Exercise instructions: State the number of lines, and only that number, in which the word "document" appears.

== == ==

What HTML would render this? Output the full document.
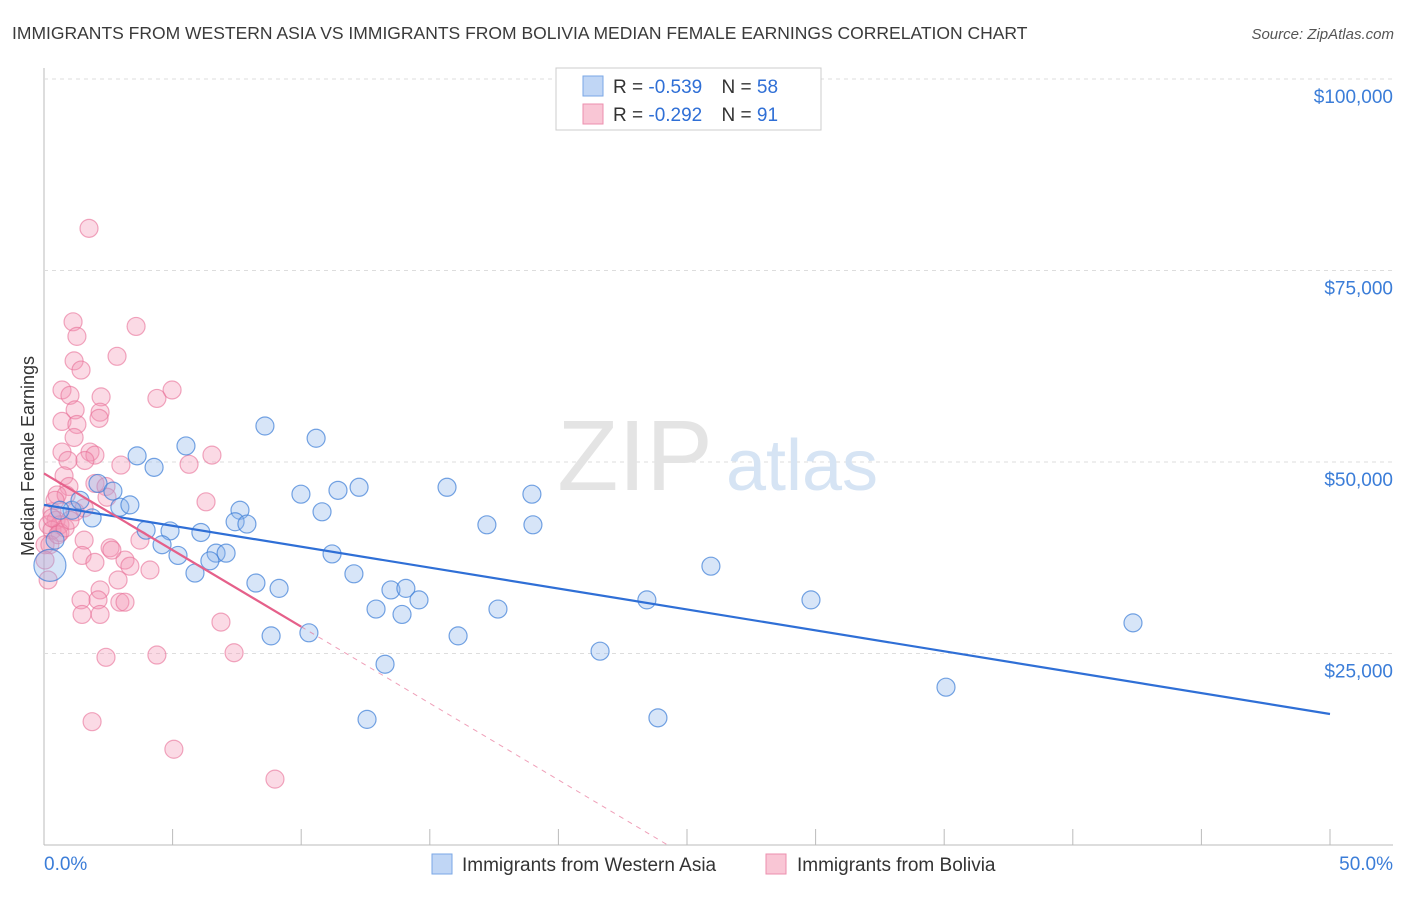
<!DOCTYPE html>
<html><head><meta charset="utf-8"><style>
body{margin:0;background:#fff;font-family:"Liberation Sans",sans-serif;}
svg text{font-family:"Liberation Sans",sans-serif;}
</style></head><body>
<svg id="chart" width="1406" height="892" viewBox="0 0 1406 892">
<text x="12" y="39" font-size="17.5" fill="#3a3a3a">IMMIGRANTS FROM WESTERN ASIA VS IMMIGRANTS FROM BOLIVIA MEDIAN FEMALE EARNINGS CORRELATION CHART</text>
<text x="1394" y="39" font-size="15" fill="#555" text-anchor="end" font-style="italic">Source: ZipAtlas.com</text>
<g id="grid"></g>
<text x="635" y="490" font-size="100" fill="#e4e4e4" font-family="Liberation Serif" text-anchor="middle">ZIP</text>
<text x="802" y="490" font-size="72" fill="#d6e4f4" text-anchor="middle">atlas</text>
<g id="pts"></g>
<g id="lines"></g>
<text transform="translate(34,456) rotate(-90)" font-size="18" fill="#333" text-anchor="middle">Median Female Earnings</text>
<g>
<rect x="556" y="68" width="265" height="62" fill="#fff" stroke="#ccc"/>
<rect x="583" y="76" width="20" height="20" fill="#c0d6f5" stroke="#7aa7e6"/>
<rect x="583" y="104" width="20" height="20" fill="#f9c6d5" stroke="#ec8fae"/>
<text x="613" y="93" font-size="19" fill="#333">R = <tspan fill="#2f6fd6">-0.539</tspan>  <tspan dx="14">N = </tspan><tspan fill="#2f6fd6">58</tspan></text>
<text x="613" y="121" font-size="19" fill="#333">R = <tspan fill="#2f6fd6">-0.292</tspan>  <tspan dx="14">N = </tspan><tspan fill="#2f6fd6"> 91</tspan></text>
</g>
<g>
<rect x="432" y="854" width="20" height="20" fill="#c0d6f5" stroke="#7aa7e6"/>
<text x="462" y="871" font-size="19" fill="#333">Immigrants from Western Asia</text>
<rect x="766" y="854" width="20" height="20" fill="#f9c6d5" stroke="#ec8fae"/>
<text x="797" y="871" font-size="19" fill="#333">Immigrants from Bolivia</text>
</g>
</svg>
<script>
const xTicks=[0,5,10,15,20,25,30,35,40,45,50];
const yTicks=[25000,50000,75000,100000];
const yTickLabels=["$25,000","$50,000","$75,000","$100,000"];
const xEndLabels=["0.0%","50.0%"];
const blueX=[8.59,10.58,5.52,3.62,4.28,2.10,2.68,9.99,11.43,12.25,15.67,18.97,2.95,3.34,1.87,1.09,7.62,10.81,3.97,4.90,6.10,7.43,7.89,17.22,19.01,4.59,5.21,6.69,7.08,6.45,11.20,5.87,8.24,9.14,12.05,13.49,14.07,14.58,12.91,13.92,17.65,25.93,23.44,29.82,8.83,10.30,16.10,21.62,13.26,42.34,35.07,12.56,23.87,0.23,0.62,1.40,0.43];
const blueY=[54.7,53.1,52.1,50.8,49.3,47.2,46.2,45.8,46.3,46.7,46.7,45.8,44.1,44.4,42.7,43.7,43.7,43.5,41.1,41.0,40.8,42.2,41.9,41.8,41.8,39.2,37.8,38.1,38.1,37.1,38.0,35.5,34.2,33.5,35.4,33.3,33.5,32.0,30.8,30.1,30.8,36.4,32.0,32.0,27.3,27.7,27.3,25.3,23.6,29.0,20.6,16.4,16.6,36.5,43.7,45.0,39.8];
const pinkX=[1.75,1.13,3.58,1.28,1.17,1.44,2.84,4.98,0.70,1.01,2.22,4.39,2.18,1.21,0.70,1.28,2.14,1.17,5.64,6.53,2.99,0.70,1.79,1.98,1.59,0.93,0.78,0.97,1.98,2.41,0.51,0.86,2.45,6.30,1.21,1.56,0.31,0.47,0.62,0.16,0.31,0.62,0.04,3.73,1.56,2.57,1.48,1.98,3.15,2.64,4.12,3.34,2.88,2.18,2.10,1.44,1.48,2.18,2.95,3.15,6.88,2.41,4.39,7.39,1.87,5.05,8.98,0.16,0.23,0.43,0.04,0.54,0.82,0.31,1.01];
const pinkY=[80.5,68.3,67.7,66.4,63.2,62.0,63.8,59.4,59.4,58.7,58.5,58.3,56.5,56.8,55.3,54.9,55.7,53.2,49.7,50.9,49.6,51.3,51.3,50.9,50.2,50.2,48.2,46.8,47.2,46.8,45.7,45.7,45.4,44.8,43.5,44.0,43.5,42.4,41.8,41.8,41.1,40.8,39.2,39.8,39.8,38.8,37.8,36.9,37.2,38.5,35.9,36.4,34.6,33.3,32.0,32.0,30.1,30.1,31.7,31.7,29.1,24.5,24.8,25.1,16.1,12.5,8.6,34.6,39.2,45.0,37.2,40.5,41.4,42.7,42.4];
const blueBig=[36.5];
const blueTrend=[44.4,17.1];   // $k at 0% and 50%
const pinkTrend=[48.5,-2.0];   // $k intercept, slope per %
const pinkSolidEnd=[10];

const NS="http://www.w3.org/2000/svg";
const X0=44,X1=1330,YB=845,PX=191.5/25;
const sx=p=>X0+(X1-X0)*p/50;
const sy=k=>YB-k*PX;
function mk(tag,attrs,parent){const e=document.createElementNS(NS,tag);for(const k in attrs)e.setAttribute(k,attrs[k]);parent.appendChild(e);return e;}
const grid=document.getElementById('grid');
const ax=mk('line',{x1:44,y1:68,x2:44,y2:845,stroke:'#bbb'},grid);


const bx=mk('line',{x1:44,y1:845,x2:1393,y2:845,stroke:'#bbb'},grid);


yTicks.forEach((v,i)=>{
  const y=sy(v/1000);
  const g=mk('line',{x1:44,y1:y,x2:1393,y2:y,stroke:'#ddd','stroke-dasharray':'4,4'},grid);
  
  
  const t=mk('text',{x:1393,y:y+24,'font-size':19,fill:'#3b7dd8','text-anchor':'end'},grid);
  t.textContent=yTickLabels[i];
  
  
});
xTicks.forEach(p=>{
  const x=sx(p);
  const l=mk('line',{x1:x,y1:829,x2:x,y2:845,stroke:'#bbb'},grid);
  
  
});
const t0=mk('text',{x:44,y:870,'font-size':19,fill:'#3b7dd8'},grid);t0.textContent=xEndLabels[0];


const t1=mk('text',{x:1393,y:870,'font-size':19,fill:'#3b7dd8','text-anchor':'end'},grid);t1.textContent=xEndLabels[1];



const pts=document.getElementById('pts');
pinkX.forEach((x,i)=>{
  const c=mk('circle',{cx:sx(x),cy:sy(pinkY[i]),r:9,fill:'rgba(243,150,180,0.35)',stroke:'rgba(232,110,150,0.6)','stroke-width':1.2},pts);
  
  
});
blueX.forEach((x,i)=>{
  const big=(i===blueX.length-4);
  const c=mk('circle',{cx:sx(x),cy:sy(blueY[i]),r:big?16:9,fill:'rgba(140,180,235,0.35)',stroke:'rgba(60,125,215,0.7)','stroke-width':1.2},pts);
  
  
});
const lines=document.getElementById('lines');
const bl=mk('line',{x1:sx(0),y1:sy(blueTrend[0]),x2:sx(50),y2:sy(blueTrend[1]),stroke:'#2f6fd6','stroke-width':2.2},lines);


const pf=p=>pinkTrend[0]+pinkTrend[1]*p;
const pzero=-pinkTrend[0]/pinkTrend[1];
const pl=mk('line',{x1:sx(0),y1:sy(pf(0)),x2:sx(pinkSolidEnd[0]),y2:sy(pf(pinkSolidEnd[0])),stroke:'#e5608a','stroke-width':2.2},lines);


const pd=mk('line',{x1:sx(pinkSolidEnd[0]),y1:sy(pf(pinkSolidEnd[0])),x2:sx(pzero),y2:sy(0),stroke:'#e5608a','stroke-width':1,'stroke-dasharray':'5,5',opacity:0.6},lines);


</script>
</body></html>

== == ==

Completed task: 5